Hurricane Winston was also a very small diameter-system which meant that the area of damage was very limited.

Of note, and one thing that people almost always forget is that the air pressure is very low indeed in the central regions of the cyclones. Unlike what people believe, the system as it was moving over the sea, would have uneven sea levels — with the sea elevated 20-30 metres in the central regions of the system.

As Hurricane Winston was moving, making landfall, the water levels would suddenly rise over the island in the ocean or coastal region 20-30 metres suddenly. Storm surge damage is a major issue in systems such Hurricane Winston where cyclones often wipe out entire coastal regions.

Fiji should thank God, as from my own analysis, the nation was spared from a major catastrophe.
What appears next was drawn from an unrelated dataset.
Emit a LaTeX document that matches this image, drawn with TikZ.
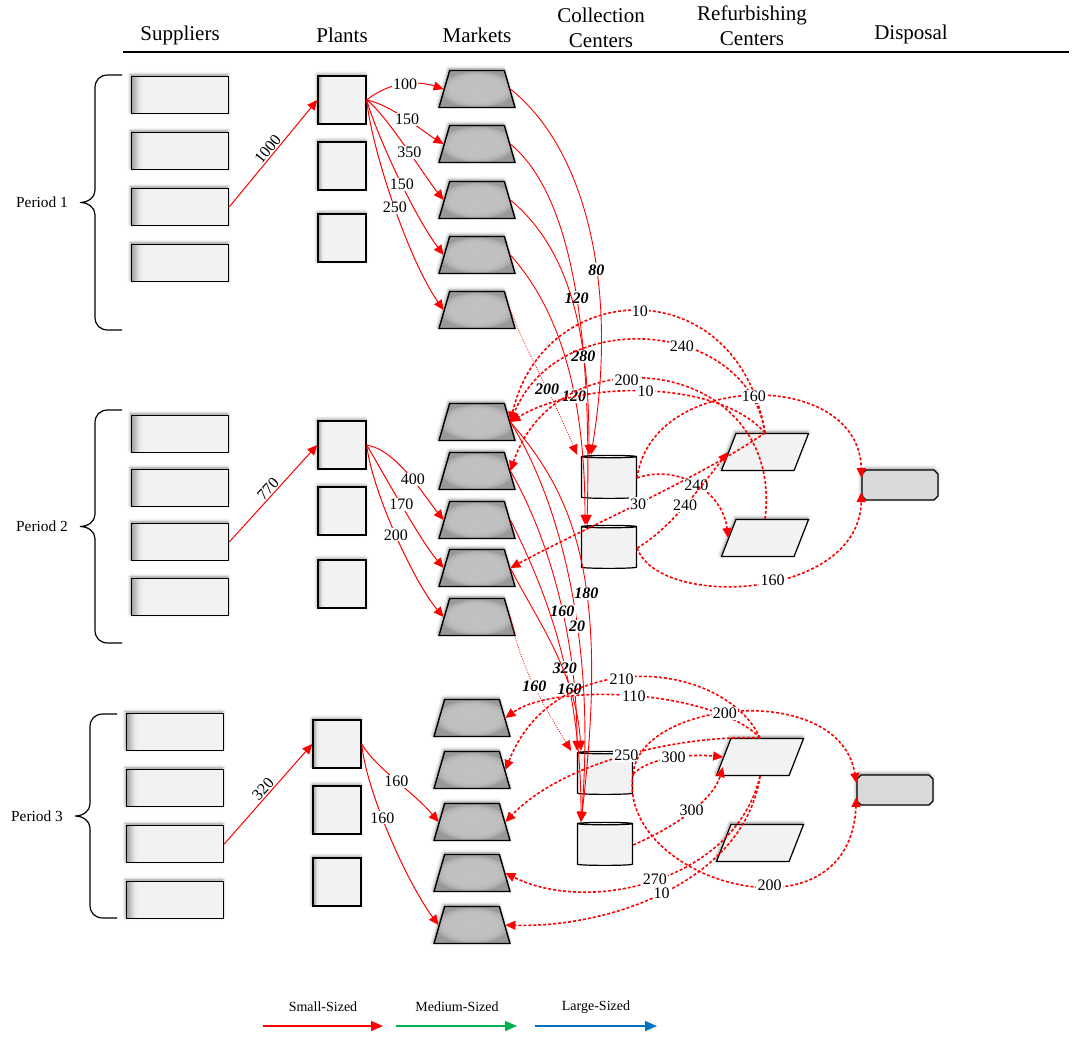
\documentclass[tikz,border=0pt]{standalone}
\usepackage{fontspec}
\setmainfont{Liberation Serif}
\usepackage{xcolor}
\usetikzlibrary{arrows.meta,shapes.geometric,shapes.misc,shadows.blur}

\definecolor{medgreen}{HTML}{00B050}
\definecolor{largeblue}{HTML}{0070C0}
\pgfdeclarehorizontalshading{boxshade}{100bp}{color(0bp)=(gray!75); color(25bp)=(gray!75); color(29bp)=(gray!18); color(32bp)=(gray!10); color(100bp)=(gray!10)}
\pgfdeclareradialshading{mktshade}{\pgfpoint{0bp}{0bp}}{color(0bp)=(gray!48); color(18bp)=(gray!50); color(22bp)=(gray!60); color(25bp)=(gray!80); color(50bp)=(gray!80)}

\tikzset{
    hd/.style={font=\fontsize{10.5}{12.5}\selectfont, align=center},
    per/.style={font=\fontsize{7.7}{9}\selectfont},
    leg/.style={font=\fontsize{7}{8}\selectfont},
    shd/.style={blur shadow={shadow xshift=-0.4pt, shadow yshift=0.8pt, shadow blur radius=1.6pt, shadow opacity=45}},
    sup/.style={draw, line width=0.7pt, shade, shading=boxshade, minimum width=48.5pt, minimum height=18.5pt, inner sep=0pt, shd},
    plt/.style={sup, minimum width=24pt, minimum height=24pt},
    mkt/.style={draw, line width=0.7pt, trapezium, trapezium left angle=79, trapezium right angle=79, trapezium stretches=true, minimum width=38pt, minimum height=18.5pt, inner sep=1pt, shade, shading=mktshade, shd},
    ccn/.style={draw, line width=0.6pt, cylinder, shape border rotate=90, aspect=0.6, cylinder uses custom fill, cylinder body fill=gray!10, cylinder end fill=white, minimum width=27.5pt, minimum height=21.5pt, inner sep=1pt},
    rcn/.style={draw, line width=0.6pt, trapezium, trapezium left angle=76, trapezium right angle=104, trapezium stretches=true, minimum width=43.5pt, minimum height=18.5pt, inner sep=1pt, fill=gray!10, shd},
    dsp/.style={draw, line width=0.6pt, chamfered rectangle, chamfered rectangle xsep=3.5pt, chamfered rectangle ysep=3.5pt, minimum width=38pt, minimum height=15pt, inner sep=1pt, fill=gray!30, shd},
    flow/.style={red, line width=0.5pt, -{Triangle[length=5pt,width=4.5pt]}},
    mflow/.style={flow, line width=0.45pt},
    dflow/.style={flow, line width=0.35pt, dash pattern=on 0.5pt off 0.7pt},
    ret/.style={flow, line width=0.8pt, dash pattern=on 1.5pt off 1pt},
    legar/.style={line width=0.7pt, -{Triangle[length=6pt,width=5pt]}},
    lbl/.style={fill=white, text=black, inner sep=0.6pt, font=\fontsize{8}{9}\selectfont},
    blbl/.style={lbl, font=\fontsize{8}{9}\selectfont\bfseries\itshape}
}

\begin{document}
\begin{tikzpicture}[x=0.5pt, y=-0.5pt]
            \useasboundingbox (0,0) rectangle (1075,1039);

            \node[hd] (hsup) at (180,35) {Suppliers};
            \node[hd] (hpl) at (342,35) {Plants};
            \node[hd] (hmk) at (477,35) {Markets};
            \node[hd] (hcc) at (601,28) {Collection\\Centers};
            \node[hd] (hrc) at (752,26) {Refurbishing\\Centers};
            \node[hd] (hdp) at (911,34) {Disposal};
            \coordinate (hl) at (123,52);
            \coordinate (hr) at (1069,52);
            \draw[line width=1pt] (hl) -- (hr);

            \foreach \t/\b/\n/\d in {75/330/1/0, 410/643/2/0, 714/918/3/-5}{
                \pgfmathsetmacro\m{(\t+\b)/2}
                \draw[line width=0.6pt] (122+\d,\t) -- (108+\d,\t) .. controls (100+\d,\t) and (95+\d,\t+5) .. (95+\d,\t+13) -- (95+\d,\m-12) .. controls (95+\d,\m-5) and (88+\d,\m) .. (80+\d,\m) .. controls (88+\d,\m) and (95+\d,\m+5) .. (95+\d,\m+12) -- (95+\d,\b-13) .. controls (95+\d,\b-5) and (100+\d,\b) .. (108+\d,\b) -- (122+\d,\b);
                \node[per, anchor=east] (per\n) at (75+\d,\m) {Period \n};
            }

            \foreach \y [count=\i] in {95,151,207,263} \node[sup] (s1-\i) at (180,\y) {};
            \foreach \y [count=\i] in {100,166,238} \node[plt] (p1-\i) at (342,\y) {};
            \foreach \y [count=\i] in {89,144,200,255,310} \node[mkt] (m1-\i) at (477,\y) {};

            \foreach \y [count=\i] in {434,488,542,597} \node[sup] (s2-\i) at (180,\y) {};
            \foreach \y [count=\i] in {445,511,584} \node[plt] (p2-\i) at (342,\y) {};
            \foreach \y [count=\i] in {422,471,520,568,617} \node[mkt] (m2-\i) at (477,\y) {};
            \foreach \y [count=\i] in {478,548} \node[ccn] (cc\i-2) at (609,\y) {};
            \foreach \y [count=\i] in {452,538} \node[rcn] (rc\i-2) at (765,\y) {};
            \node[dsp] (disp2) at (900,485) {};

            \foreach \y [count=\i] in {732,788,844,900} \node[sup] (s3-\i) at (175,\y) {};
            \foreach \y [count=\i] in {744,810,882} \node[plt] (p3-\i) at (337,\y) {};
            \foreach \y [count=\i] in {718,770,822,873,925} \node[mkt] (m3-\i) at (472,\y) {};
            \foreach \y [count=\i] in {774,845} \node[ccn] (cc\i-3) at (605,\y) {};
            \foreach \y [count=\i] in {757,843} \node[rcn] (rc\i-3) at (760,\y) {};
            \node[dsp] (disp3) at (895,790) {};

            \draw[flow] (s1-3.east) -- node[sloped, above, lbl, fill=none] {1000} (p1-1.west);
            \draw[flow] (p1-1.east) .. controls +(25,-20) and +(-25,-8) .. node[lbl] {100} (m1-1.west);
            \draw[flow] (p1-1.east) .. controls +(25,5) and +(-20,-12) .. node[lbl] {150} (m1-2.west);
            \draw[flow] (p1-1.east) .. controls +(20,15) and +(-20,-25) .. node[lbl, pos=.55] {350} (m1-3.west);
            \draw[flow] (p1-1.east) .. controls +(10,35) and +(-30,-40) .. node[lbl, pos=.55] {150} (m1-4.west);
            \draw[flow] (p1-1.east) .. controls +(5,50) and +(-35,-50) .. node[lbl, pos=.51] {250} (m1-5.west);

            \draw[mflow] (m1-1.east) .. controls +(75,60) and +(28,-170) .. node[blbl, pos=.6] {80} ([xshift=-9pt]cc1-2.north);
            \draw[mflow] (m1-2.east) .. controls +(60,50) and +(5,-200) .. node[blbl, pos=.55] {120} ([xshift=-11pt]cc2-2.north);
            \draw[mflow] (m1-3.east) .. controls +(60,50) and +(0,-120) .. node[blbl, pos=.7] {280} ([xshift=-10pt]cc1-2.north);
            \draw[mflow] (m1-4.east) .. controls +(40,45) and +(0,-150) .. node[blbl, pos=.66] {120} ([xshift=-12pt]cc2-2.north);
            \draw[dflow] (m1-5.east) .. controls +(15,40) and +(-25,-60) .. node[blbl, pos=.6] {200} ([xshift=-16pt]cc1-2.north);

            \draw[flow] (s2-3.east) -- node[sloped, above, lbl, fill=none] {770} (p2-1.west);
            \draw[flow] (p2-1.east) .. controls +(30,5) and +(-20,-25) .. node[lbl, pos=.55] {400} (m2-3.west);
            \draw[flow] (p2-1.east) .. controls +(15,25) and +(-25,-30) .. node[lbl] {170} (m2-4.west);
            \draw[flow] (p2-1.east) .. controls +(5,45) and +(-30,-35) .. node[lbl] {200} (m2-5.west);

            \draw[mflow] (m2-1.east) .. controls +(60,70) and +(30,-250) .. node[blbl, pos=.6] {180} ([xshift=-12pt]cc2-3.north);
            \draw[mflow] (m2-1.east) .. controls +(50,80) and +(15,-180) .. node[blbl, pos=.6] {20} ([xshift=-12pt]cc2-3.north);
            \draw[mflow] (m2-2.east) .. controls +(35,60) and +(0,-120) .. node[blbl, pos=.58] {160} ([xshift=-14pt]cc1-3.north);
            \draw[mflow] (m2-3.east) .. controls +(30,60) and +(0,-150) .. node[blbl, pos=.6] {320} ([xshift=-12pt]cc2-3.north);
            \draw[mflow] (m2-4.east) .. controls +(25,50) and +(-5,-80) .. node[blbl, pos=.72] {160} ([xshift=-12pt]cc1-3.north);
            \draw[dflow] (m2-5.east) .. controls +(10,50) and +(-30,-50) .. node[blbl, pos=.52] {160} ([xshift=-17pt]cc1-3.north);

            \draw[ret] (rc1-2.north) .. controls +(-27,-164) and +(33,-146) .. node[lbl] {10} (m2-1.east);
            \draw[ret] (rc1-2.north) .. controls +(-17,-114) and +(48,-118) .. node[lbl, pos=.4] {240} (m2-1.east);
            \draw[ret] (rc2-2.north) .. controls +(20,-160) and +(48,-143) .. node[lbl, pos=.6] {200} (m2-2.east);
            \draw[ret] (rc1-2.north) .. controls +(-47,-54) and +(68,-42) .. node[lbl] {10} (m2-1.east);
            \draw[ret] (rc1-2.north) .. controls +(-67,46) and +(68,-37) .. node[lbl] {30} (m2-4.east);
            \draw[ret] (cc1-2.east) .. controls +(42,-15) and +(-5,-45) .. node[lbl] {240} (rc2-2.west);
            \draw[ret] (cc2-2.east) .. controls +(32,-18) and +(-25,32) .. node[lbl] {240} (rc1-2.west);
            \draw[ret] (cc1-2.east) .. controls +(14,-108) and +(-2,-110) .. node[lbl] {160} ([yshift=3.5pt]disp2.west);
            \draw[ret] (cc2-2.east) .. controls +(22,62) and +(-2,108) .. node[lbl, pos=.55] {160} ([yshift=-3.5pt]disp2.west);

            \draw[flow] (s3-3.east) -- node[sloped, above, lbl, fill=none] {320} (p3-1.west);
            \draw[flow] (p3-1.east) .. controls +(15,25) and +(-25,-30) .. node[lbl] {160} (m3-3.west);
            \draw[flow] (p3-1.east) .. controls +(5,50) and +(-30,-40) .. node[lbl, pos=.4] {160} (m3-5.west);

            \draw[ret] (rc1-3.north) .. controls +(-36,-78) and +(49,-126) .. node[lbl, pos=.55] {210} (m3-2.east);
            \draw[ret] (rc1-3.north) .. controls +(-46,-48) and +(49,-36) .. node[lbl] {110} (m3-1.east);
            \draw[ret] (rc1-3.north) .. controls +(-76,-3) and +(59,-62) .. node[lbl] {250} (m3-3.east);
            \draw[ret] (cc1-3.east) .. controls +(18,-18) and +(-30,-3) .. node[lbl] {300} (rc1-3.west);
            \draw[ret] (cc2-3.east) .. controls +(46,-20) and +(-10,32) .. node[lbl] {300} ([yshift=-5pt]rc1-3.west);
            \draw[ret] (rc1-3.south) .. controls +(-25,105) and +(84,42) .. node[lbl] {270} (m3-4.east);
            \draw[ret] (rc1-3.south) .. controls +(-15,103) and +(108,3) .. node[lbl, pos=.52] {10} (m3-5.east);
            \draw[ret] (cc1-3.east) .. controls +(6,-74) and +(-17,-103) .. node[lbl, pos=.45] {200} ([yshift=3.5pt]disp3.west);
            \draw[ret] (cc1-3.east) .. controls +(-18,106) and +(-7,153) .. node[lbl, pos=.6] {200} ([yshift=-3.5pt]disp3.west);

            \node[leg] (lsm) at (323,1007) {Small-Sized};
            \node[leg] (lmd) at (457,1007) {Medium-Sized};
            \node[leg] (llg) at (596,1007) {Large-Sized};
            \coordinate (sm1) at (263,1026);
            \coordinate (sm2) at (383,1026);
            \coordinate (md1) at (396,1026);
            \coordinate (md2) at (517,1026);
            \coordinate (lg1) at (535,1026);
            \coordinate (lg2) at (657,1026);
            \draw[legar, red] (sm1) -- (sm2);
            \draw[legar, medgreen] (md1) -- (md2);
            \draw[legar, largeblue] (lg1) -- (lg2);
\end{tikzpicture}
\end{document}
The system was headed right for the Capital City, where it would have wreaked havoc, with deaths in many thousands with the city almost wiped out from the map of the nation with its 330 knots gusting winds. We were spared as the system passed over less populated regions and the fact that the eye of the centre appears to have been away at sea, with minimal or no storm surge damage.

God definitely was on Fiji’s side. For a scientist like me who has spent his entire life in this field, I can categorically say that people need to be more positive as we were saved from a major carnage and destruction. The tragic scenario envisaged did not eventuate, though every single death or damage is not small.

We have just seen nature at full play with Hurricane Winston. As a community we have to learn to respect nature and adapt to live with it.

We cannot fight nature or any act of God.